■ Exercise directions: Starting with the first line below, extract each line through the one that contains "import pandas as pd", inclusive, excluding pictures.
▬▬▬▬▬▬
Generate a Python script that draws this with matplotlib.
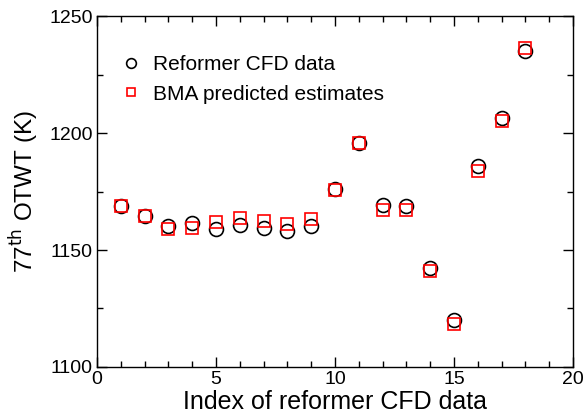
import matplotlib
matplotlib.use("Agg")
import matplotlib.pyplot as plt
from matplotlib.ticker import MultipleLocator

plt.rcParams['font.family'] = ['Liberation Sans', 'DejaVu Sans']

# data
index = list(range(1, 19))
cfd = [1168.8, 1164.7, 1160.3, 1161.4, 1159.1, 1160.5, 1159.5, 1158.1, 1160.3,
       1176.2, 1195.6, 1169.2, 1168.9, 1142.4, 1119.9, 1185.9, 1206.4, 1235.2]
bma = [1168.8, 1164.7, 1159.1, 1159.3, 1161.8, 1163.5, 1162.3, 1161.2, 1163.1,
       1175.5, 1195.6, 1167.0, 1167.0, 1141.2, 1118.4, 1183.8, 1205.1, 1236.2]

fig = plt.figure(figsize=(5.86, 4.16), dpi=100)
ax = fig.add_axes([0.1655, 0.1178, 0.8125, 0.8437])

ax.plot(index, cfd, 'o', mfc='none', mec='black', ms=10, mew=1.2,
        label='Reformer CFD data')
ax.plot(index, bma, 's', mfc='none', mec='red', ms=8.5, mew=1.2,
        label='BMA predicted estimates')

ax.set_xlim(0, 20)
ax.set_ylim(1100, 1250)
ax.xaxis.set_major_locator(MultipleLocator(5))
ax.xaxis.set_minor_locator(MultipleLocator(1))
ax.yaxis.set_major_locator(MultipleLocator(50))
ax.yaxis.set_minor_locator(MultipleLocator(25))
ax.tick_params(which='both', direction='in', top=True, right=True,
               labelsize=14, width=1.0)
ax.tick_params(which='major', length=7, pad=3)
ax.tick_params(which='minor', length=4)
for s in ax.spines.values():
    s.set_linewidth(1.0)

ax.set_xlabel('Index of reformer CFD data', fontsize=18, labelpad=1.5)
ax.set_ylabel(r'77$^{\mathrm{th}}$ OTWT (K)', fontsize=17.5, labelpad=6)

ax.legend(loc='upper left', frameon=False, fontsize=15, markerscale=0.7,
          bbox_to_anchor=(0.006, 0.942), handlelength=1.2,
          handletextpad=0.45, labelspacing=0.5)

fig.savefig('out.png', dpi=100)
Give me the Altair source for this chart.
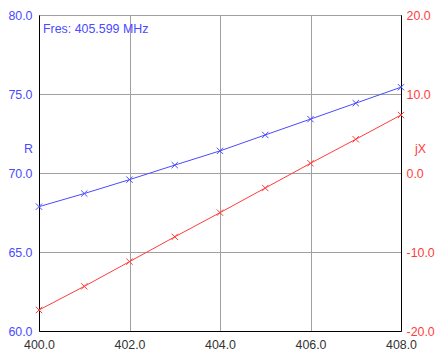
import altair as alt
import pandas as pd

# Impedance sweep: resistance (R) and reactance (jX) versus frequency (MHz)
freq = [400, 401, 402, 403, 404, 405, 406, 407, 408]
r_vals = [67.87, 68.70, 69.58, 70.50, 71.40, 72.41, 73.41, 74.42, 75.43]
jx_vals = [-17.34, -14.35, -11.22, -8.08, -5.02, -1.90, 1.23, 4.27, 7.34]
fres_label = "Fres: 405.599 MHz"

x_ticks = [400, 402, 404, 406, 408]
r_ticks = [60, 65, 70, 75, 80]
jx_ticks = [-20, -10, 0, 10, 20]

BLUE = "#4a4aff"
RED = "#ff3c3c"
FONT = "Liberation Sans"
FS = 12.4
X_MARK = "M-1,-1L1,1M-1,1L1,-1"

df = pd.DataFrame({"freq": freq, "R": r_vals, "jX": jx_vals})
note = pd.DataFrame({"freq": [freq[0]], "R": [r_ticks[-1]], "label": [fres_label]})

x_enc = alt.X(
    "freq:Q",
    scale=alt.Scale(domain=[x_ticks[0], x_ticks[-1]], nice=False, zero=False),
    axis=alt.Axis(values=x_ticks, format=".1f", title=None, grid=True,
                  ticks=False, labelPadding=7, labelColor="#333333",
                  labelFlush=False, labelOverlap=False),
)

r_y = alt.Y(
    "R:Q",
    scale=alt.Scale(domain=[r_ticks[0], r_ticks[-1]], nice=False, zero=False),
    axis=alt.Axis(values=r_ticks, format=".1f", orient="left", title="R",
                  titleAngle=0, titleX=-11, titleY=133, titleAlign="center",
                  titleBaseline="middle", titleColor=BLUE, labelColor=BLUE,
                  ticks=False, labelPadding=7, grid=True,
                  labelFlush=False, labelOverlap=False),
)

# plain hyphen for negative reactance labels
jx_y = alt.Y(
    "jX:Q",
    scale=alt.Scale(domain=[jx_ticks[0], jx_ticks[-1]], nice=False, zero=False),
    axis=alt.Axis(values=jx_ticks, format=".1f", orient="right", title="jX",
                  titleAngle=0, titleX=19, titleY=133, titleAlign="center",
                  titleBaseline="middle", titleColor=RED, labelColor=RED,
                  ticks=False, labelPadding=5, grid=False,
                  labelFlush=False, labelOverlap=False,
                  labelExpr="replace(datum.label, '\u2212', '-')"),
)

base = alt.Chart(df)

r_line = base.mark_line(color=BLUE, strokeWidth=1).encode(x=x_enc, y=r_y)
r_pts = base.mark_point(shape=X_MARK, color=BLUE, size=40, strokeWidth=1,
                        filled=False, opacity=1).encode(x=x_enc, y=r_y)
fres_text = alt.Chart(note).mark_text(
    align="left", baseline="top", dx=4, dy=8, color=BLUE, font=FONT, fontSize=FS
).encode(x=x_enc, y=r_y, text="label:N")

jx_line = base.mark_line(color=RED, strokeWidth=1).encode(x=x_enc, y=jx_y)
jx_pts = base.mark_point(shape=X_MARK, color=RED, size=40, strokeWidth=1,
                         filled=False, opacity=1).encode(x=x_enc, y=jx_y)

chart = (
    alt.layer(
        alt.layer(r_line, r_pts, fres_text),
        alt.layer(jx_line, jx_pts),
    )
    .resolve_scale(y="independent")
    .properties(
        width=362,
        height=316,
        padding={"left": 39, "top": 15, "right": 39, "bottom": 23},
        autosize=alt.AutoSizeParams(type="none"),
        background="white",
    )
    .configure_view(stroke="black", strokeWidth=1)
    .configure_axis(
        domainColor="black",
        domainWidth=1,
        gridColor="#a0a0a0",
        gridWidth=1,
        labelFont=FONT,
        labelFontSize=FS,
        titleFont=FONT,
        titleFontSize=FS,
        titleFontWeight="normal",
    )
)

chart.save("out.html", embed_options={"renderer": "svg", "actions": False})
▬▬▬▬▬▬
■ Exercise result:
Generate a Python script that draws this with matplotlib.
import matplotlib
matplotlib.use("Agg")
import matplotlib.pyplot as plt
from matplotlib.ticker import MultipleLocator

plt.rcParams['font.family'] = ['Liberation Sans', 'DejaVu Sans']

# data
index = list(range(1, 19))
cfd = [1168.8, 1164.7, 1160.3, 1161.4, 1159.1, 1160.5, 1159.5, 1158.1, 1160.3,
       1176.2, 1195.6, 1169.2, 1168.9, 1142.4, 1119.9, 1185.9, 1206.4, 1235.2]
bma = [1168.8, 1164.7, 1159.1, 1159.3, 1161.8, 1163.5, 1162.3, 1161.2, 1163.1,
       1175.5, 1195.6, 1167.0, 1167.0, 1141.2, 1118.4, 1183.8, 1205.1, 1236.2]

fig = plt.figure(figsize=(5.86, 4.16), dpi=100)
ax = fig.add_axes([0.1655, 0.1178, 0.8125, 0.8437])

ax.plot(index, cfd, 'o', mfc='none', mec='black', ms=10, mew=1.2,
        label='Reformer CFD data')
ax.plot(index, bma, 's', mfc='none', mec='red', ms=8.5, mew=1.2,
        label='BMA predicted estimates')

ax.set_xlim(0, 20)
ax.set_ylim(1100, 1250)
ax.xaxis.set_major_locator(MultipleLocator(5))
ax.xaxis.set_minor_locator(MultipleLocator(1))
ax.yaxis.set_major_locator(MultipleLocator(50))
ax.yaxis.set_minor_locator(MultipleLocator(25))
ax.tick_params(which='both', direction='in', top=True, right=True,
               labelsize=14, width=1.0)
ax.tick_params(which='major', length=7, pad=3)
ax.tick_params(which='minor', length=4)
for s in ax.spines.values():
    s.set_linewidth(1.0)

ax.set_xlabel('Index of reformer CFD data', fontsize=18, labelpad=1.5)
ax.set_ylabel(r'77$^{\mathrm{th}}$ OTWT (K)', fontsize=17.5, labelpad=6)

ax.legend(loc='upper left', frameon=False, fontsize=15, markerscale=0.7,
          bbox_to_anchor=(0.006, 0.942), handlelength=1.2,
          handletextpad=0.45, labelspacing=0.5)

fig.savefig('out.png', dpi=100)
Give me the Altair source for this chart.
import altair as alt
import pandas as pd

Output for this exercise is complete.